Kushner recounts another incident in Beijing in 2017 — a version of which was initially reported by Axios — in which Kelly got into a fight with Chinese officials after a Chinese security official tried to prevent Trump’s military aide from joining the president in a meeting with the “nuclear football,” the leather briefcase that contains the nuclear codes and accompanies the president everywhere.

The attempt by the Chinese to meddle with the nuclear football, Kushner writes, “was an alarming diplomatic breach.”

But he also describes Kelly as being overly aggressive, and using the moment to assert his authority over the Chinese.

“Kelly caught a glimpse of the scuffle and rushed toward the doorway, grabbing the Chinese officer by the neck and pinning him against the wall,” Kushner writes. "'You people are rude,' he screamed. ‘The Chinese people are rude! This is terrible! This is not how you treat your guests!’ A protocol official rushed in, realizing the security officer’s mistake, and apologized profusely. But Kelly stormed away, boycotting the meeting and leaving a chair next to the president conspicuously empty.”
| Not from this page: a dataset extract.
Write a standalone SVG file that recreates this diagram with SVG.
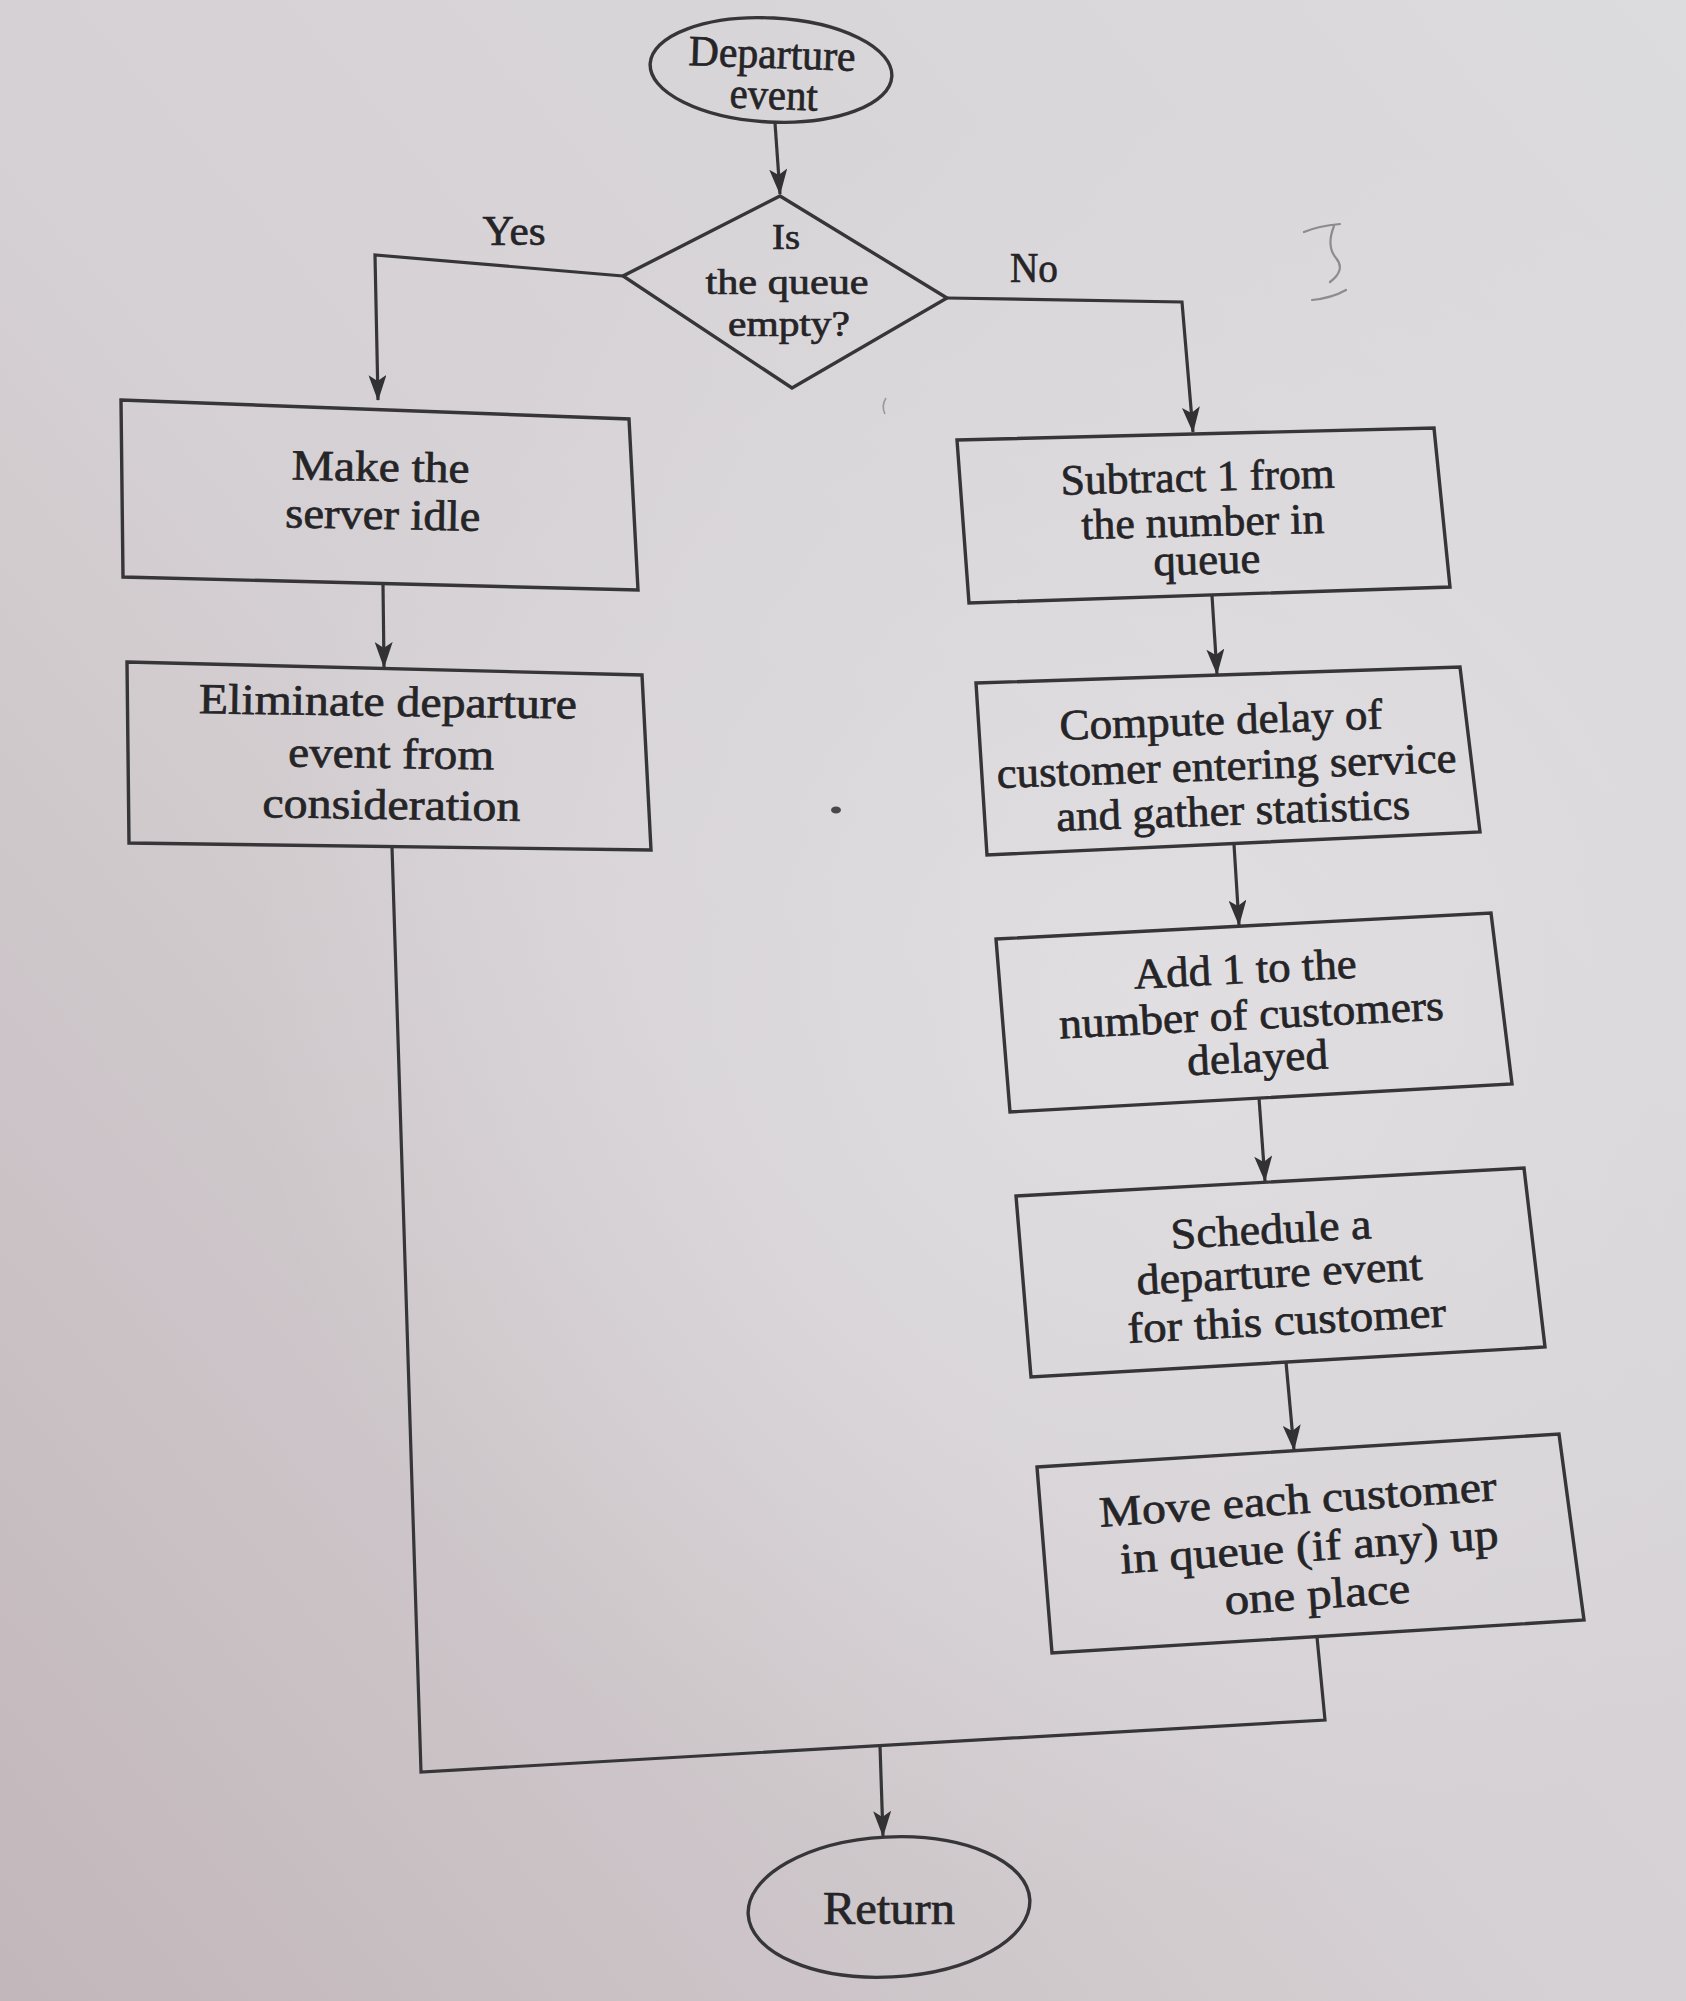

Kushner said Kelly then joined the rest of the White House staff and “regaled us with the story of what had just unfolded,” before refusing an attempt by the head of Chinese protocol to personally apologize for the mistake.

In an email, Kelly, like Kushner, said the incident occurred when Chinese officials attempted to interfere with the diplomatic pouch, when they “know that they have no right to inspect it or send it through a magnetometer.”

“The situation was already confrontational when I heard the commotion a distance away, moved to the location, and in no uncertain terms reminded them that they would not have access,” Kelly wrote. “The Chinese officials on site elected to continue the confrontational approach until they were ‘convinced’ that we were correct. At that point the confrontation ended.”

Kelly added: “A few minutes later a Chinese (protocol I think) official came to our hold room and apologized to me. Issue over. Nothing after that.”

But in Kushner’s telling, when he saw Kelly and the head of Chinese protocol walking together after the incident, “chummy as could be,” he finally had a window into understanding Trump’s chief of staff.

“In that moment, I finally understood John Kelly,” Kushner writes. “To him, everything was a game of establishing dominance and control. He made people feel small and unimportant to establish the relationship from a place of power. Then, with his position firmly established, he would charm and disarm, leaving people relieved that they were on his good side, but fearful of what would happen if they crossed him.”